McLennan County commissioners voted unanimously Tuesday to pursue a grant from the Texas Governor’s Office to come up with “innovations to prevent commercial sexual exploitation.”
“This is a new funding announcement through the public safety office of the Office of the Governor, so this is the first time we are applying,” said Brandy Brunson, grant manager for the McLennan County Sheriff’s Office.
She does not yet know how much or how little the county could receive, Brunson said.
“The money could go for personnel, investigation or prosecution, or a combination of those,” she said. “It also could involve our District Attorney’s Office. We will discuss the matter with all these offices going forward.”
Commissioner Patricia Chisolm-Miller said she is impressed with the work of a local ministry, Jesus Said Love, which offers assistance to people who want to escape the sex trade and possibly learn a marketable skill or launch their own business.

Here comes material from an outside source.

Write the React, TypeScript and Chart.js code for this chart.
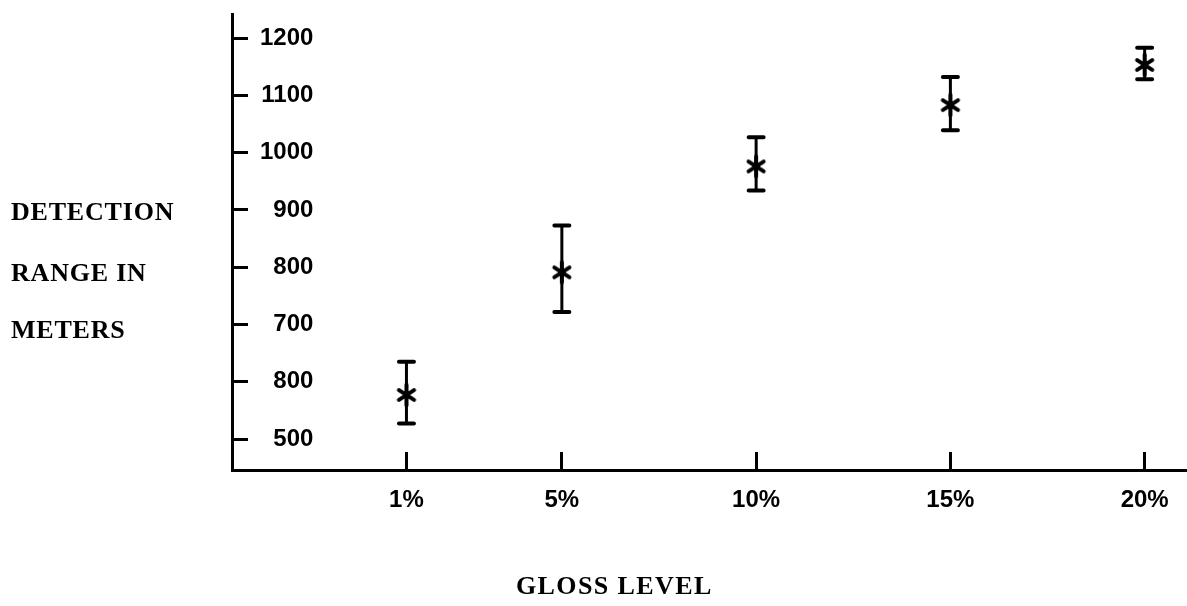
import { useEffect, useRef } from 'react';
import { Chart, registerables } from 'chart.js';

Chart.register(...registerables);

// ---- data ----
const GLOSS_LEVELS = [1, 5, 10, 15, 20];
const GLOSS_LABELS = ['1%', '5%', '10%', '15%', '20%'];
const RANGE_MEAN = [577, 791, 976, 1083, 1153];
const RANGE_HIGH = [635, 873, 1027, 1132, 1183];
const RANGE_LOW = [527, 722, 934, 1039, 1128];
const Y_TICK_VALUES = [500, 600, 700, 800, 900, 1000, 1100, 1200];
const Y_TICK_LABELS = ['500', '800', '700', '800', '900', '1000', '1100', '1200'];
const Y_TITLE_LINES = ['DETECTION', 'RANGE IN', 'METERS'];
const X_TITLE = 'GLOSS LEVEL';

const SANS = '"Liberation Sans", Arial, Helvetica, sans-serif';
const SERIF = '"Liberation Serif", "Times New Roman", Times, serif';

function makeAsterisk(): HTMLCanvasElement {
  const c = document.createElement('canvas');
  c.width = 26;
  c.height = 26;
  const g = c.getContext('2d')!;
  g.strokeStyle = '#000';
  g.lineWidth = 4;
  g.lineCap = 'round';
  const cx = 13;
  const cy = 13;
  const arms: [number, number][] = [
    [33, 9],
    [-33, 9],
    [90, 10],
  ];
  for (const [deg, r] of arms) {
    const a = (deg * Math.PI) / 180;
    g.beginPath();
    g.moveTo(cx - r * Math.cos(a), cy - r * Math.sin(a));
    g.lineTo(cx + r * Math.cos(a), cy + r * Math.sin(a));
    g.stroke();
  }
  g.beginPath();
  g.arc(cx, cy, 3.5, 0, Math.PI * 2);
  g.fillStyle = '#000';
  g.fill();
  return c;
}

const errorBarsPlugin = {
  id: 'errorBars',
  beforeDatasetsDraw(chart: any) {
    const { ctx, scales } = chart;
    const x = scales.x;
    const y = scales.y;
    ctx.save();
    ctx.strokeStyle = '#000';
    GLOSS_LEVELS.forEach((g, i) => {
      const px = x.getPixelForValue(g);
      const top = y.getPixelForValue(RANGE_HIGH[i]);
      const bot = y.getPixelForValue(RANGE_LOW[i]);
      ctx.lineWidth = 3;
      ctx.lineCap = 'butt';
      ctx.beginPath();
      ctx.moveTo(px, top);
      ctx.lineTo(px, bot);
      ctx.stroke();
      ctx.lineWidth = 4;
      ctx.lineCap = 'round';
      ctx.beginPath();
      ctx.moveTo(px - 7.5, top);
      ctx.lineTo(px + 7.5, top);
      ctx.moveTo(px - 7.5, bot);
      ctx.lineTo(px + 7.5, bot);
      ctx.stroke();
    });
    ctx.restore();
  },
};

const titlesPlugin = {
  id: 'titles',
  afterDraw(chart: any) {
    const ctx = chart.ctx;
    ctx.save();
    ctx.fillStyle = '#000';
    ctx.textAlign = 'left';
    ctx.textBaseline = 'alphabetic';
    ctx.font = `bold 26px ${SERIF}`;
    (ctx as any).letterSpacing = '0.8px';
    const baselines = [220, 281, 338];
    Y_TITLE_LINES.forEach((t, i) => ctx.fillText(t, 11, baselines[i]));
    (ctx as any).letterSpacing = '1.4px';
    ctx.fillText(X_TITLE, 516, 594);
    ctx.restore();
  },
};

function resetPadding(s: any) {
  s.paddingTop = 0;
  s.paddingBottom = 0;
  s.paddingLeft = 0;
  s.paddingRight = 0;
}

export default function App() {
  const ref = useRef<HTMLCanvasElement | null>(null);

  useEffect(() => {
    document.body.style.margin = '0';
    document.body.style.background = '#fff';
    const canvas = ref.current!;
    const marker = makeAsterisk();
    const chart = new Chart(canvas, {
      type: 'scatter',
      data: {
        datasets: [
          {
            label: 'Detection range',
            data: GLOSS_LEVELS.map((g, i) => ({ x: g, y: RANGE_MEAN[i] })),
            pointStyle: marker as any,
            pointRadius: 10,
            borderColor: '#000',
            backgroundColor: '#000',
            showLine: false,
          },
        ],
      },
      options: {
        responsive: false,
        animation: false,
        devicePixelRatio: 1,
        layout: { autoPadding: false, padding: { top: 14, left: 0, right: 0, bottom: 0 } },
        plugins: {
          legend: { display: false },
          tooltip: { enabled: false },
          title: { display: false },
        },
        scales: {
          x: {
            type: 'linear',
            position: 'bottom',
            min: -3.49,
            max: 21.09,
            afterBuildTicks: (s: any) => {
              s.ticks = GLOSS_LEVELS.map((v) => ({ value: v }));
            },
            afterFit: (s: any) => {
              s.height = 136;
              resetPadding(s);
            },
            border: { display: true, color: '#000', width: 3 },
            grid: {
              drawOnChartArea: false,
              drawTicks: true,
              tickLength: -18,
              tickWidth: 3,
              tickColor: '#000',
            },
            ticks: {
              autoSkip: false,
              maxRotation: 0,
              minRotation: 0,
              padding: 0,
              color: '#000',
              font: { family: SANS, size: 24, weight: 'bold', lineHeight: 4 },
              callback: (_v: any, i: number) => GLOSS_LABELS[i],
            },
          },
          y: {
            type: 'linear',
            position: 'left',
            min: 446,
            max: 1242,
            afterBuildTicks: (s: any) => {
              s.ticks = Y_TICK_VALUES.map((v) => ({ value: v }));
            },
            afterFit: (s: any) => {
              s.width = 232;
              resetPadding(s);
            },
            border: { display: true, color: '#000', width: 3 },
            grid: {
              drawOnChartArea: false,
              drawTicks: true,
              tickLength: -16,
              tickWidth: 3,
              tickColor: '#000',
            },
            ticks: {
              mirror: true,
              crossAlign: 'far',
              padding: 28,
              color: '#000',
              font: { family: SANS, size: 24, weight: 'bold' },
              callback: (_v: any, i: number) => Y_TICK_LABELS[i],
            },
          },
        },
      } as any,
      plugins: [errorBarsPlugin, titlesPlugin],
    });
    return () => chart.destroy();
  }, []);

  return (
    <div style={{ width: 1187, height: 606, background: '#fff' }}>
      <canvas ref={ref} width={1187} height={606} style={{ display: 'block', width: 1187, height: 606 }} />
    </div>
  );
}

“I was not necessarily saying they should be given a portion of the funding,” Chisolm-Miller said after Tuesday’s commissioners court meeting. “I was wondering if we, the county was aware of their presence. I later learned that the sheriff’s office and Jesus Said Love are aware of each other, that the department has been involved in some of its initiatives. Maybe we can do more. I don’t know how much we could get from the governor’s office. I’m not sure how much we can apply for. But today we approved going ahead with an application.”
Water resource study
Also Tuesday, the commissioners voted to accept a $75,000 grant from the United States Bureau of Reclamation to continue its study of local surface and groundwater resources and how best to preserve or extend their viability. This would be the second such $75,000 grant the county has received. It was required to match both, so local spending totals $150,000.
The WaterSMART grant program encourages government entities to prepare drought contingency plans and to provide a framework for improvements, county Administrator Dustin Chapman said.
The grants are made available to the McLennan County Water Resources Group, which includes representatives of communities countywide.
“This group also gets involved in setting water rates,” Chapman said.
Commissioners pursued the initial grant in September 2015, when much of Texas, including McLennan County, was emerging from a more than four-year drought.
Then, the county said the plan would address drought impacts on the Trinity Aquifer, including problems with high arsenic levels and those created by zebra mussels in certain surface waters, the Tribune-Herald reported.
Tom Ray, water resources coordinator with Lockwood, Andrews & Newman in Waco, has been consulting with McLennan County during the process.
“This is proceeding in three parts,” Ray said Tuesday. “We did a drought contingency plan for the county, one of the first in Texas. There are a lot of those around among cities. It is unusual for a county. Second, and this is a major point, we have considered a conjunctive use effort involving both groundwater and surface water, with the objective of preserving groundwater. That involves modeling and preliminary engineering. Third, we looked at arsenic concentrations, especially in the southeast part of the county, and how we could deliver enough treated water to reduce arsenic concentration to a level acceptable to the Environmental Protection Agency.
“That was quite a big achievement for $150,000.”
The next step looks more into implementing the plan of action.
Elm Mott meters
Commissioners agreed to accept a $300,000 Texas Community Block Grant for water and sewer improvements in Elm Mott. The area is served by a water supply district and has been hampered for years by aging, inefficient meters that do not accurately calculate water use, Ross Water System office manager Rhonda Taylor said.
Commissioners’ action and the prospect of getting new meters “is a big deal out here,” Taylor said.
Local sources will provide a $15,000 match for the state grant.